キルトワークショップを通してSDGsを学ぶ ―人文社会科学研究科 野村奈央 准教授
2023/5/11
本学大学院人文社会科学研究科 野村奈央 准教授が日本万国博覧会記念基金事業の助成を受けて開催した「SDGs キルトワークショップ」を紹介します。
1970年に開催された日本万国博覧会は、日本におけるキルトの発展に大きな影響をもたらしたと言われています。当時は女性の就業率が5割に満たず、社会とのかかわりが少なかったのですが、万博でキルトが紹介されたことで、多くの女性が日本で生活をしつつ北米の文化を学ぶきっかけを得られました。このワークショップは、今日まで続く万博とキルトの功績をSDGsの視点から再解釈することで、環境問題や持続可能な社会を実現する手段としてのキルト制作を目指したものです。
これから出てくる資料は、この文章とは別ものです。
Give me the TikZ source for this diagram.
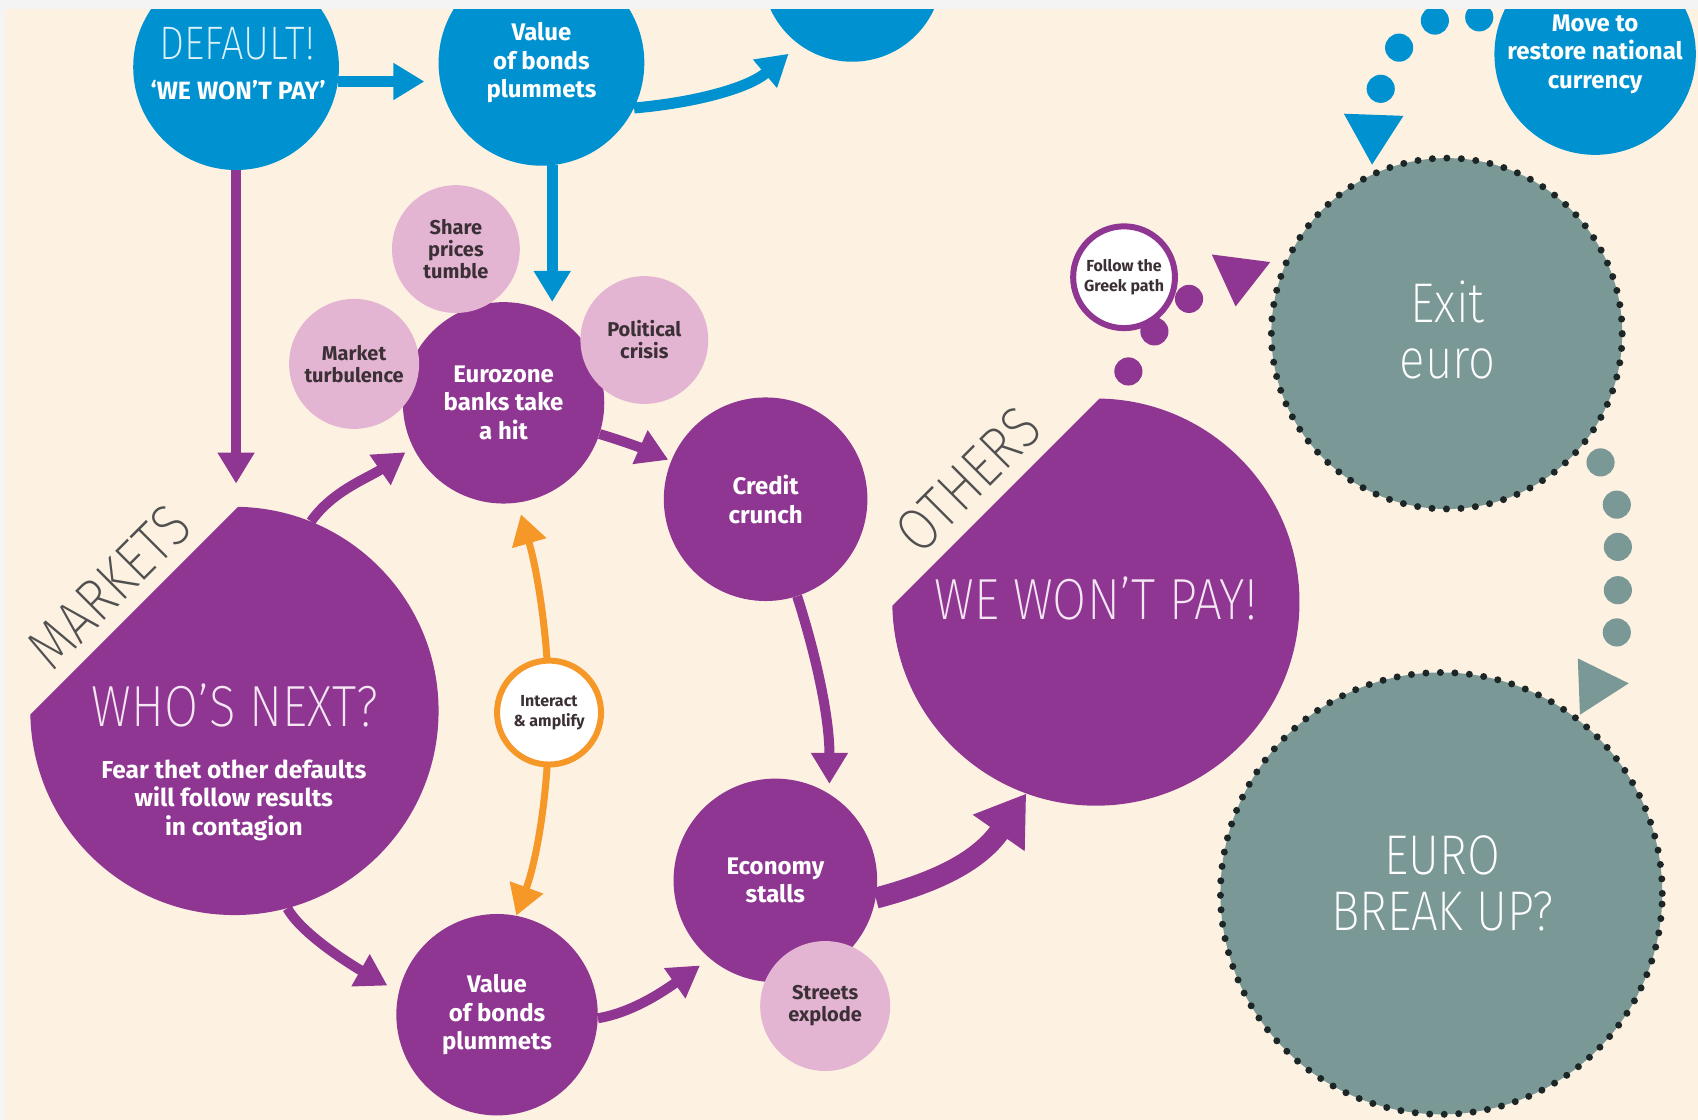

本ワークショップは、古布などの材料をアップサイクルするアーティストとしてグローバルに活躍するAi Kijima氏、武蔵野福祉事務所、International Quilt Museumの協力を受けて、東京都武蔵野市内の障害者地域生活支援ステーション「わくらす武蔵野」にて、2月13日(月)、15日(水)、17日(金)に開催されました。
1日目と2日目にはキルトのテクニックを使ったコラージュや、異なる素材をパッチワークする技術を学びながらキルトのブロックを作り、最終日にはキルトブロックをつなげて、共同でクレイジーキルトを作成しました。
キルト制作には、武蔵野福祉事務所の利用者が制作と販売を行っているブランド「つむぐと」に携わる方々や、地域住民の方々を始めとする約90名の方々が参加しました。制作したクレイジーキルトは、2月24日(金)~3月15日(水)まで、ギャラリー?カフェ?スタジオ Janus Creationにて展示されました。
野村奈央准教授のコメント
現在、私は、International Quilt Museumの学芸員であるMarin F. Hanson氏と共に、日本におけるキルトの発展の歴史を調べる共同研究に取り組んでいます。女性の社会参加が限定されていた時代に、キルトが女性と社会と架け橋になったと経緯を調査することで、現代でもキルト制作を通じて多様性を尊重する社会を構築するきっかけを作ることができるのではないか、と考え、このようなワークショップを企画しました。